The Area Planning Group Manager provided some context for the Panel, acknowledging the concerns raised in relation to the artificial turf but that this Panel need to consider only planning matters and not duplicate considerations, including the matter of the direct health implications arising from artificial playing surfaces, that are catered for and regulated by other independent (non-planning) legislation. It was recognised that these surfaces were used throughout the city. The officers understood the concerns of the Councillors in relation to the consultation process, but the application had been publicised in accordance with statutory requirements. It was acknowledged that the applicant had also carried out consultation prior to the submission of the application within the constraints that existed during the pandemic It was recognised that there had been a large response from members of the public in respect of this application, such that members of the public had nonetheless clearly had an opportunity to express their views on the application. He said given the strength of feeling about the way consultation was undertaken he would raise this with the Director of City Development, to be taken into account when applications are brought forward by City Development in the future.
Members’ discussions included:
· Members frustration at how this application from Leeds City Council had been brought forward, without proper consultation and explanation. It was the view that this was something that was being done to the community rather than with the community, but it was acknowledged that the circumstances had constrained anything further being done in this instance.
· The facilities would be good for this area and open to the local community who could use the facility for coffee, meetings and walks.
· Members concerns in relation to parking on the southern side of the site rather than using the car parking. It was noted that there are currently some parking restrictions in front of the primary school and nursery and additional conditions could be included and used if parking becomes problematic.
· Some concern remained about the surface to be used, not in terms of the actual material itself, but just to ensure it has an appropriate longevity and how it will be recycled when the time comes.
Cllr Lamb proposed that the application be deferred to allow further consideration to be given to parking, floodlighting and the wider lighting impact. He also said that the applicant should provide information in relation to the lifespan of the artificial-turf pitches and the impact on climate emergency and recycling opportunities. He also suggested further information on community use.
Cllr Stephenson seconded the motion, this was put to the vote.
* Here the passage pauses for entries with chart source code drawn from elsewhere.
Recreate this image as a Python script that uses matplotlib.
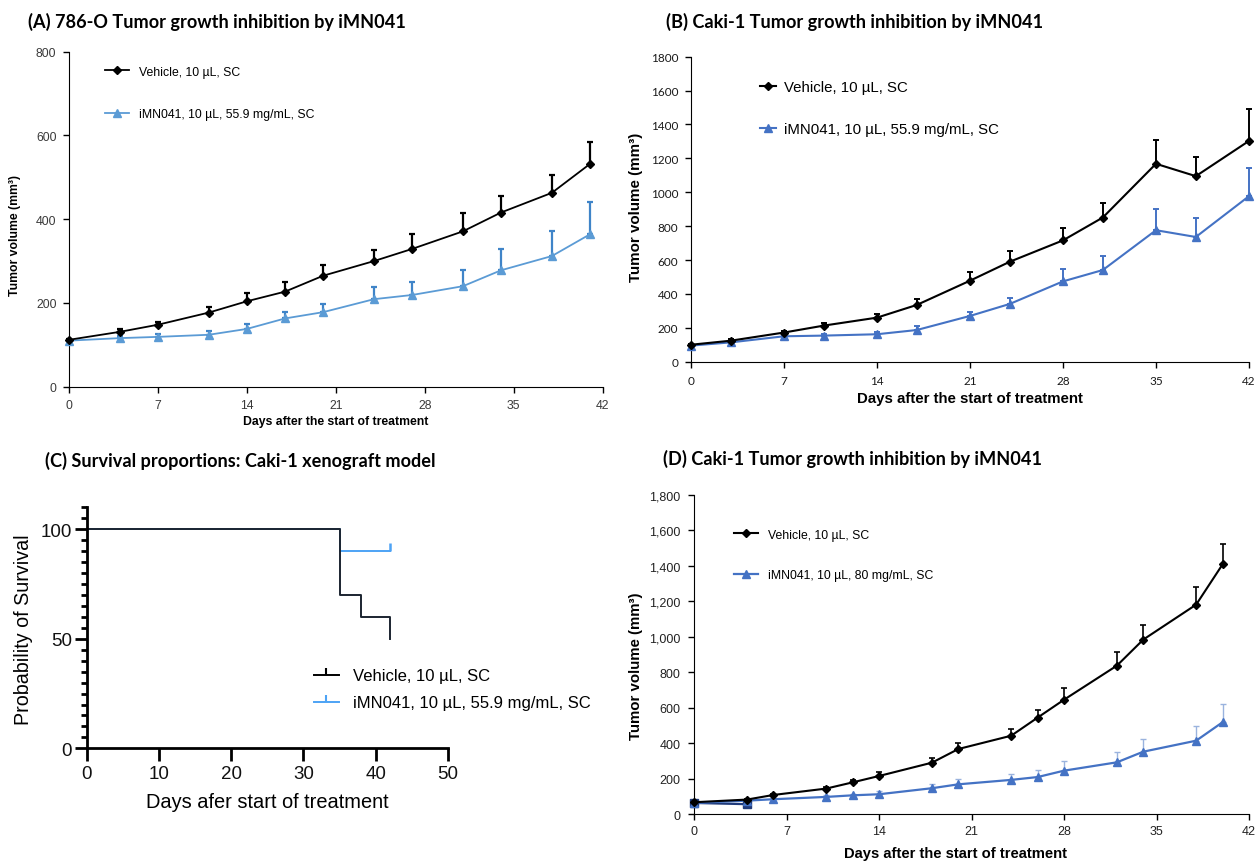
import matplotlib
matplotlib.use('Agg')
import matplotlib.pyplot as plt
import matplotlib.ticker as mticker
from matplotlib.lines import Line2D

# ---------------- data ----------------
# Panel A: 786-O
days_A = [0, 4, 7, 11, 14, 17, 20, 24, 27, 31, 34, 38, 41]
veh_A = [112, 131, 148, 177, 204, 227, 265, 300, 329, 371, 416, 463, 532]
veh_A_err = [2, 7, 7, 14, 19, 22, 26, 27, 36, 43, 40, 43, 52]
imn_A = [110, 116, 119, 124, 138, 163, 178, 209, 219, 240, 278, 312, 364]
imn_A_err = [2, 4, 7, 9, 12, 16, 19, 29, 32, 39, 51, 60, 76]

# Panel B: Caki-1
days_B = [0, 3, 7, 10, 14, 17, 21, 24, 28, 31, 35, 38, 42]
veh_B = [100, 124, 172, 213, 260, 335, 478, 590, 716, 851, 1168, 1095, 1303]
veh_B_err = [5, 8, 10, 14, 22, 36, 49, 61, 71, 88, 138, 111, 191]
imn_B = [95, 114, 150, 154, 162, 187, 270, 341, 474, 541, 776, 736, 977]
imn_B_err = [4, 6, 10, 8, 16, 24, 24, 36, 73, 83, 126, 111, 164]

# Panel C: survival
surv_veh_t = [0, 35, 38, 42]
surv_veh = [100, 70, 60, 50]
surv_imn_t = [0, 35, 42]
surv_imn = [100, 90, 90]

# Panel D: Caki-1, 80 mg/mL
days_D = [0, 4, 6, 10, 12, 14, 18, 20, 24, 26, 28, 32, 34, 38, 40]
veh_D = [68, 83, 109, 145, 180, 216, 291, 368, 443, 545, 646, 838, 985, 1182, 1409]
veh_D_err = [3, 5, 8, 10, 12, 21, 27, 34, 40, 45, 64, 75, 80, 98, 113]
imn_D = [64, 77, 85, 98, 107, 113, 147, 169, 194, 210, 246, 293, 353, 415, 519]
imn_D_err = [3, 4, 6, 8, 10, 20, 22, 30, 33, 38, 53, 57, 72, 85, 103]
extra_D_days = [0, 4]
extra_D = [64, 57]

lab_veh = 'Vehicle, 10 µL, SC'
lab_imn = 'iMN041, 10 µL, 55.9 mg/mL, SC'
lab_imn80 = 'iMN041, 10 µL, 80 mg/mL, SC'
xticks_growth = [0, 7, 14, 21, 28, 35, 42]

# ---------------- figure ----------------
W, H = 1255, 862
fig = plt.figure(figsize=(W / 100, H / 100), dpi=100)

REG = ['Liberation Sans', 'DejaVu Sans']
CAL = ['Lato', 'DejaVu Sans']
TIT = ['Lato', 'DejaVu Sans']
TSIZE = 13.1


def px_axes(l, r, t, b):
    return fig.add_axes([l / W, 1 - b / H, (r - l) / W, (b - t) / H])


def fx(x):
    return x / W


def fy(y):
    return 1 - y / H


def growth(ax, x, y, e, color, ecolor, marker, ms, lw, elw):
    zeros = [0] * len(e)
    ax.errorbar(x, y, yerr=[zeros, e], color=color, ecolor=ecolor,
                marker=marker, ms=ms, lw=lw, elinewidth=elw, capsize=2.5,
                capthick=elw, mfc=color, mec=color, clip_on=False, zorder=3)
    return Line2D([0], [0], color=color, marker=marker, ms=ms, lw=lw,
                  mfc=color, mec=color)


def basic_axes(ax):
    ax.spines['top'].set_visible(False)
    ax.spines['right'].set_visible(False)


# ---------------- Panel A ----------------
axA = px_axes(69, 602.7, 52.7, 387.7)
basic_axes(axA)
axA.set_xlim(0, 42)
axA.set_ylim(0, 800)
axA.set_xticks(xticks_growth)
axA.set_yticks([0, 200, 400, 600, 800])
axA.tick_params(length=4, width=1, pad=5, labelsize=8.8, labelcolor='#3a3a3a')
for t in axA.get_xticklabels() + axA.get_yticklabels():
    t.set_family(REG)
hAi = growth(axA, days_A, imn_A, imn_A_err, '#5B9BD5', '#3F84C8', '^', 6, 1.3, 1.6)
hAv = growth(axA, days_A, veh_A, veh_A_err, 'black', 'black', 'D', 4.5, 1.3, 1.6)
axA.set_xlabel('Days after the start of treatment', fontsize=8.8, fontweight='bold',
               family=REG, va='center')
axA.xaxis.set_label_coords(fx(336), fy(422), transform=fig.transFigure)
axA.set_ylabel('Tumor volume (mm³)', fontsize=8.8, fontweight='bold', family=REG,
               va='center')
axA.yaxis.set_label_coords(fx(15), fy(236), transform=fig.transFigure)
axA.legend([hAv, hAi], [lab_veh, lab_imn], loc='center left', frameon=False,
           bbox_to_anchor=(fx(105), fy(94)), bbox_transform=fig.transFigure,
           borderpad=0, borderaxespad=0, numpoints=1, handlelength=1.95,
           handletextpad=0.8, labelspacing=2.5,
           prop={'family': REG, 'size': 8.8})
fig.text(fx(28), fy(22), '(A) 786-O Tumor growth inhibition by iMN041',
         fontsize=TSIZE, fontweight='bold', family=TIT, ha='left', va='center')

# ---------------- Panel B ----------------
axB = px_axes(690.9, 1249, 57.7, 362.7)
basic_axes(axB)
axB.set_xlim(0, 42)
axB.set_ylim(0, 1800)
axB.set_xticks(xticks_growth)
axB.set_yticks(range(0, 1801, 200))
axB.tick_params(length=4, width=1, pad=5, labelsize=8.5, labelcolor='#1a1a1a')
axB.tick_params(axis='x', pad=5.5)
for t in axB.get_xticklabels() + axB.get_yticklabels():
    t.set_family(CAL)
hBi = growth(axB, days_B, imn_B, imn_B_err, '#4472C4', '#4472C4', '^', 6, 1.5, 1.4)
hBv = growth(axB, days_B, veh_B, veh_B_err, 'black', 'black', 'D', 4.5, 1.5, 1.4)
axB.set_xlabel('Days after the start of treatment', fontsize=10.8, fontweight='bold',
               family=REG, va='center')
axB.xaxis.set_label_coords(fx(970), fy(399), transform=fig.transFigure)
axB.set_ylabel('Tumor volume (mm³)', fontsize=10.9, fontweight='bold', family=REG,
               va='center')
axB.yaxis.set_label_coords(fx(636), fy(207.5), transform=fig.transFigure)
axB.legend([hBv, hBi], [lab_veh, lab_imn], loc='center left', frameon=False,
           bbox_to_anchor=(fx(760), fy(109)), bbox_transform=fig.transFigure,
           borderpad=0, borderaxespad=0, numpoints=1, handlelength=1.05,
           handletextpad=0.55, labelspacing=1.87,
           prop={'family': REG, 'size': 10.8})
fig.text(fx(666), fy(22), '(B) Caki-1 Tumor growth inhibition by iMN041',
         fontsize=TSIZE, fontweight='bold', family=TIT, ha='left', va='center')

# ---------------- Panel C ----------------
axC = px_axes(86.6, 448, 508.4, 749.3)
basic_axes(axC)
axC.spines['left'].set_linewidth(2)
axC.spines['bottom'].set_linewidth(2)
axC.set_xlim(0, 50)
axC.set_ylim(0, 110)
axC.set_xticks([0, 10, 20, 30, 40, 50])
axC.set_yticks([0, 50, 100])
axC.yaxis.set_minor_locator(mticker.MultipleLocator(5))
axC.tick_params(which='major', length=9, width=2, labelsize=13.5, labelcolor='#111111')
axC.tick_params(axis='y', which='major', pad=1.5)
axC.tick_params(axis='x', which='major', pad=3)
axC.tick_params(axis='y', which='minor', length=4.5, width=2)
for t in axC.get_xticklabels() + axC.get_yticklabels():
    t.set_family(REG)
axC.step(surv_imn_t, surv_imn, where='post', color='#4DA3F5', lw=1.4, clip_on=False)
axC.plot([surv_imn_t[-1]], [surv_imn[-1]], marker=2, ms=6, mew=1.8,
         color='#4DA3F5', clip_on=False)
axC.step(surv_veh_t, surv_veh, where='post', color='#1b2430', lw=1.4, clip_on=False)
axC.set_xlabel('Days afer start of treatment', fontsize=14.4, family=REG, va='center')
axC.xaxis.set_label_coords(fx(267.5), fy(802.7), transform=fig.transFigure)
axC.set_ylabel('Probability of Survival', fontsize=14.2, family=REG, va='center')
axC.yaxis.set_label_coords(fx(23.7), fy(630), transform=fig.transFigure)
hC = [Line2D([0], [0], color='black', lw=1.4, marker=2, ms=5, mew=1.5),
      Line2D([0], [0], color='#4DA3F5', lw=1.4, marker=2, ms=5, mew=1.5)]
axC.legend(hC, [lab_veh, lab_imn], loc='center left', frameon=False,
           bbox_to_anchor=(fx(313.6), fy(690.5)), bbox_transform=fig.transFigure,
           borderpad=0, borderaxespad=0, numpoints=1, handlelength=1.5,
           handletextpad=0.85, labelspacing=0.72,
           prop={'family': REG, 'size': 12})
fig.text(fx(45), fy(461), '(C) Survival proportions: Caki-1 xenograft model',
         fontsize=TSIZE, fontweight='bold', family=TIT, ha='left', va='center')

# ---------------- Panel D ----------------
axD = px_axes(694.1, 1249, 496, 815.3)
basic_axes(axD)
axD.set_xlim(0, 42)
axD.set_ylim(0, 1800)
axD.set_xticks(xticks_growth)
axD.set_yticks(range(0, 1801, 200))
axD.yaxis.set_major_formatter(mticker.StrMethodFormatter('{x:,.0f}'))
axD.tick_params(length=4, width=1, pad=6, labelsize=9, labelcolor='#222222')
axD.tick_params(axis='x', pad=4)
for t in axD.get_xticklabels() + axD.get_yticklabels():
    t.set_family(REG)
hDi = growth(axD, days_D, imn_D, imn_D_err, '#4472C4', '#9AB3DE', '^', 6, 1.6, 1.0)
axD.plot(extra_D_days, extra_D, color='#1F3A7A', marker='s', ms=5.5, lw=1.6,
         clip_on=False, zorder=3)
hDv = growth(axD, days_D, veh_D, veh_D_err, 'black', 'black', 'D', 4.5, 1.5, 1.2)
axD.set_xlabel('Days after the start of treatment', fontsize=10.6, fontweight='bold',
               family=REG, va='center')
axD.xaxis.set_label_coords(fx(956), fy(854.3), transform=fig.transFigure)
axD.set_ylabel('Tumor volume (mm³)', fontsize=10.8, fontweight='bold', family=REG,
               va='center')
axD.yaxis.set_label_coords(fx(636), fy(666.7), transform=fig.transFigure)
axD.legend([hDv, hDi], [lab_veh, lab_imn80], loc='center left', frameon=False,
           bbox_to_anchor=(fx(734), fy(556)), bbox_transform=fig.transFigure,
           borderpad=0, borderaxespad=0, numpoints=1, handlelength=2.0,
           handletextpad=0.8, labelspacing=2.35,
           prop={'family': REG, 'size': 8.8})
fig.text(fx(663), fy(459), '(D) Caki-1 Tumor growth inhibition by iMN041',
         fontsize=TSIZE, fontweight='bold', family=TIT, ha='left', va='center')

fig.savefig('out.png', dpi=100)
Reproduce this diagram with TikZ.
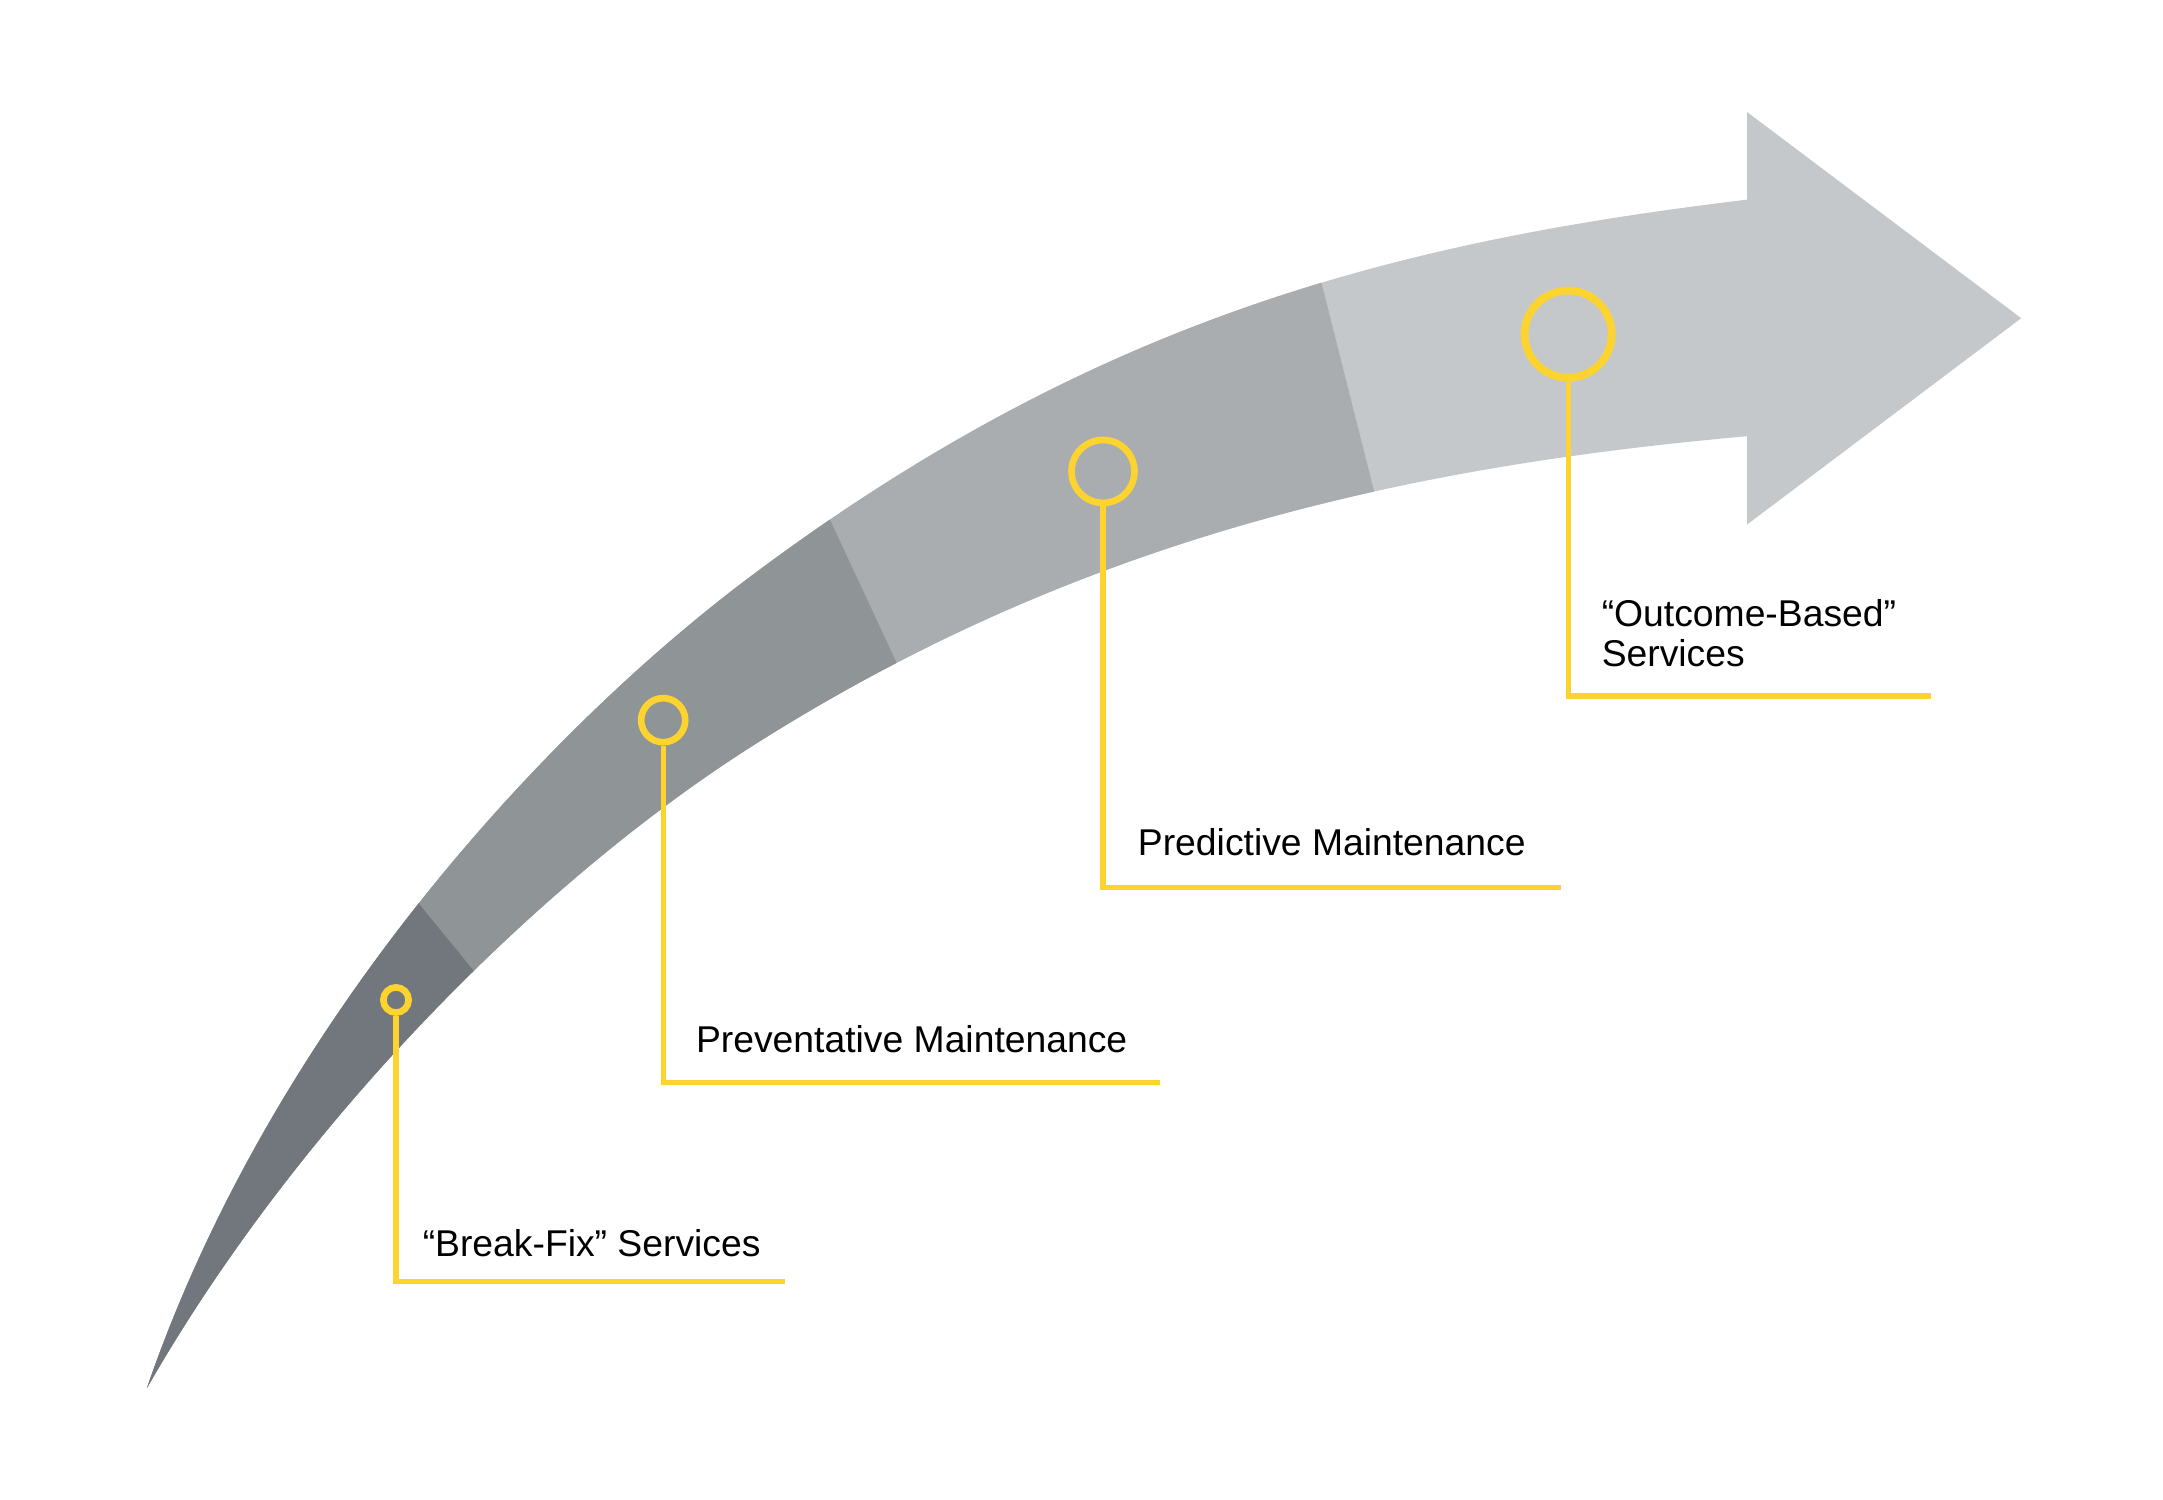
\documentclass[tikz,border=0pt]{standalone}
\usepackage{fontspec}
\setmainfont{Liberation Sans}
\definecolor{seg1}{HTML}{71777C}
\definecolor{seg2}{HTML}{8F9497}
\definecolor{seg3}{HTML}{AAADB0}
\definecolor{seg4}{HTML}{C5C8CA}
\definecolor{gold}{HTML}{FDD330}
\begin{document}
\begin{tikzpicture}[x=1pt,y=-1pt,
  ring/.style={circle,draw=gold,line width=4.8pt,inner sep=0pt,fill=none},
  lead/.style={draw=gold,line width=3.7pt},
  lbl/.style={anchor=base west,inner sep=0pt,font=\fontsize{26.9}{29.5}\selectfont,text=black}]
\useasboundingbox (0,0) rectangle (1560,1081.8);
\fill[white] (0,0) rectangle (1560,1081.8);
% curved arrow, four shaded stages
\begin{scope}
\clip (106,1001) .. controls (196,740) and (391,528.5) .. (541,416)
  .. controls (791,228.5) and (1010,174) .. (1260,144)
  -- (1260,80.8) -- (1457.7,229.5) -- (1260,378.3) -- (1260,314.6)
  .. controls (1020,336) and (781,386) .. (541,539)
  .. controls (391,634.6) and (216,808.5) .. (106,1001) -- cycle;
\fill[seg4] (0,0) rectangle (1560,1081.8);
\fill[seg3] (940.8,155.4) -- (1002.6,400.3) -- (1002.6,1100) -- (0,1100) -- (0,155.4) -- cycle;
\fill[seg2] (573.75,321.4) -- (670.8,530) -- (670.8,1100) -- (0,1100) -- (0,321.4) -- cycle;
\fill[seg1] (231,564.6) -- (413,787.6) -- (413,1100) -- (0,1100) -- (0,564.6) -- cycle;
\end{scope}
% markers
\node[ring,minimum size=18.2pt] (c1) at (285.6,721.2) {};
\node[ring,minimum size=31.8pt] (c2) at (478.3,519.4) {};
\node[ring,minimum size=45.4pt] (c3) at (795.5,340) {};
\node[ring,minimum size=62.8pt,line width=5.6pt] (c4) at (1131,241) {};
% leader ends
\coordinate (e1) at (565.8,924);
\coordinate (e2) at (836.3,780.7);
\coordinate (e3) at (1126,640);
\coordinate (e4) at (1393,502);
\draw[lead] (c1.south) |- (e1);
\draw[lead] (c2.south) |- (e2);
\draw[lead] (c3.south) |- (e3);
\draw[lead] (c4.south) |- (e4);
% labels
\node[lbl] (t1) at (304.7,906.3) {“Break-Fix” Services};
\node[lbl] (t2) at (501.8,759) {Preventative Maintenance};
\node[lbl] (t3) at (820.5,616.8) {Predictive Maintenance};
\node[lbl,align=left] (t4) at (1155,481) {“Outcome-Based”\\Services};
\end{tikzpicture}
\end{document}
Members voted in favour of this becoming the new motion, replacing the Officer’s recommendation.
The newly proposed motion was, in turn, put to the vote.
RESOLVED – To defer the matter for:
· Further consultation by the applicant with the community
· Information to be provided in relation to parking, floodlighting and the wider impact of the lighting
· Lifespan of the pitches, including the impact on climate emergency of the material to be used.
· Community use for the proposed facilities.